Scully successfully argued to the district court that reporting police misconduct is part of a policeman’s duties and thus speech in this vein is not made as a private citizen. He also argued that the speech was not of public concern, the interest in efficient police duties outweighed the interest in reporting to the FBI, and that the allegations themselves were baseless.
The 7th Circuit Appeals Court was buying none of it. Not only did they point out that courts have always considered reporting corruption a matter of serious public concern, they rejected Sully’s argument that reporting corruption was part of Kristofek’s job. This argument seems particularly silly; it amounts to an argument that Kristofek was fired for doing his job. However, the court rejected it on the grounds that there was no evidence that Kristofek had a duty as an officer to report the incident. The truth of the statements was ruled to be irrelevant because Kristofek’s speech would be protected, regardless of truthfulness, unless he actually knew or was reckless in not knowing that his allegations were false.

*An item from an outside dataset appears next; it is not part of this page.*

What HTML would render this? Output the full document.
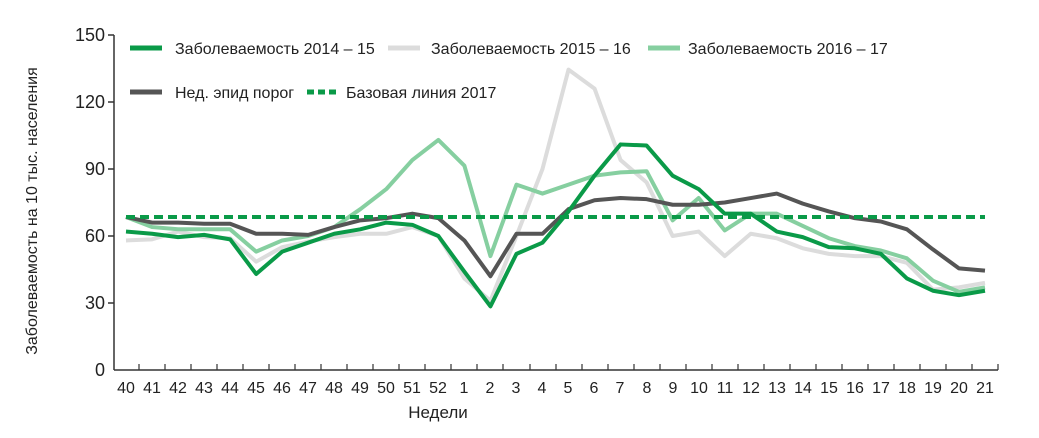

While the court felt that the interests weighed in favor of Mr. Kristofek in this case, they made it clear that there could be some cases where the interest in reporting potential misconduct could be outweighed by the disruption it could cause. Misconduct, as a strong public concern, requires a particularly convincing reasons to outweigh the public’s interest. However, where there is little factual basis to the allegations, the court said that the public’s interest could be outweighed.
Preventing police corruption is extremely important, just like all government corruption. The people closest to that corruption are the public employees who work around it. It’s important that we zealously protect their ability to report misconduct because these employees may be the only people who could report such conduct. This case is far from over, but the 7th Circuit Appeals court has helped ensure that public employees are receiving the protection they need.